Once I regained control of my breath, the shame, assumptions, and crippling self-doubt came along right on cue. Man, this drummer dude probably thinks I’m a crazy diva bitch. We share a lot of mutual friends – what’s this going to do to my reputation in the music scene? My friend will probably never invite me back to share a show with him. People are probably wondering why I’m all teary eyed in the back of the bar. People are probably wondering why I even play music at all. Why DO you play music at all, Lindsay? This is what you love? Having panic attacks in random bathrooms, for the love of music? You suck. You’re so terrible and high-strung and uncomfortable that you can’t even have a little easy-going jam session? Why do you always make a big deal out of nothing? You should quit. You should go find a normal job where you don’t have to burden people with the terrible experience of interacting with you. You are the worst. No talent at all. Not to mention ugly and fat. You are a sorry excuse for a musician, and quite frankly, you’re a sorry excuse for a human. The world is better off with out you.
Yep, that’s how bad it gets. Thankfully, I’ve learned how to quell those gnarly voices. It typically takes some careful combination of Xanax, sleep, exercise, my wife’s encouragement, a gratitude journal, and a therapist. The emotional toll is one thing, almost familiar and routine now, but the physical toll continues to take me by surprise. If you’ve ever experienced mild whiplash, that’s exactly how I feel the day after an anxiety attack. It’s the kind of discomfort you just have to wait out.
Again, I’m not sharing this story to place blame or call anyone out.
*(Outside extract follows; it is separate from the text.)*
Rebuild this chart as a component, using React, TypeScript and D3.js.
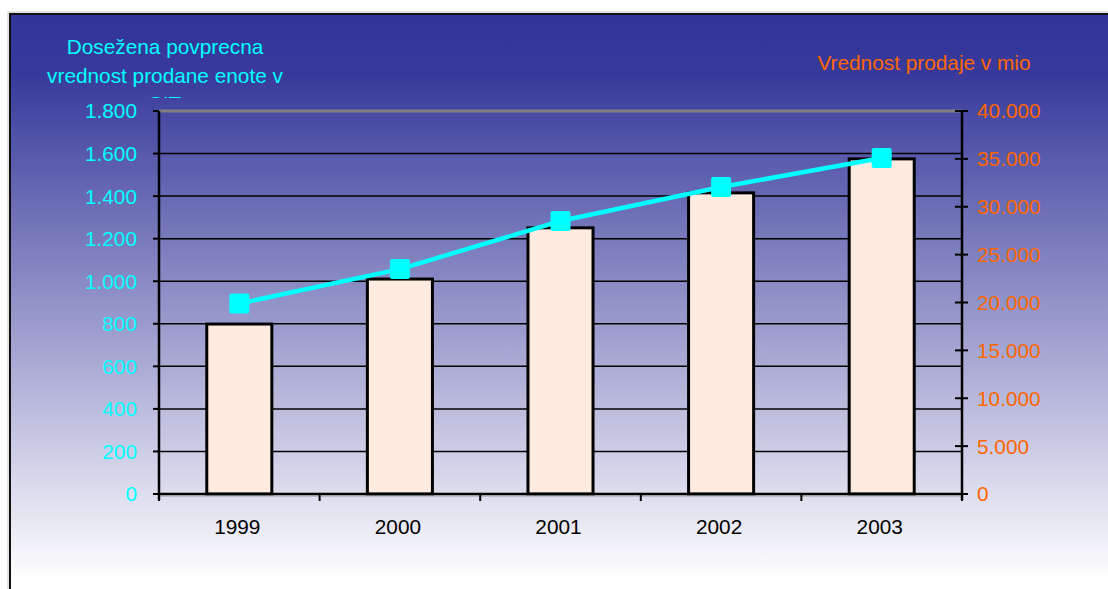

I trust that people’s hearts are in usually in the right place. I LOVE people! I LOVE collaborating! For me though, time and preparation are HUGE tools I use to combat anxiety on a daily basis. Without them, I can go into a mind-numbing tailspin. I am sharing this story to crank up the volume on the often silent and lonely struggle that is dealing with anxiety. Compounded with the often silent and lonely struggle that is being a female musician, the impossible challenges and choices we face on a daily basis are so numerous, they become dangerously normalized. Everything from the way strangers speak to us, to the way we let them speak to us interferes with our ability to realize our full potential. We are socialized to make nice and not ruffle feathers. We are shown that advocating for yourself means you will be labeled as a raging fem-Nazi. We are taught to shut our mouth and sacrifice our sense of safety for the comfort of men around us. I’ve been playing music for a looooong time, and STILL I fight to overcome the “grin and bear it” cultural mindfuck that is being a woman in this industry (or any industry for that matter).
Whenever I hear stories about people with experiences that resemble my own, I’m comforted, and as a result my capacity for compassion grows. Whenever I hear stories about people with experiences that don’t resemble my own, I’m enlightened, and as a result my capacity for compassion grows. I hope there is a similar takeaway for people reading this post. For those who experience anxiety, I don’t wish to speak for you, because everyone is so different. However, I hope you know you aren’t alone. People like us are everywhere, and that makes the struggle less quiet and lonely. For those who don’t experience anxiety, I know I can’t expect you to read my mind. I accept the responsibility of advocating for myself so those around me understand what I’m comfortable with and capable of. In doing so, my wish is for understanding, but my demand is for respect. Just a little bit, just to see if it feels good.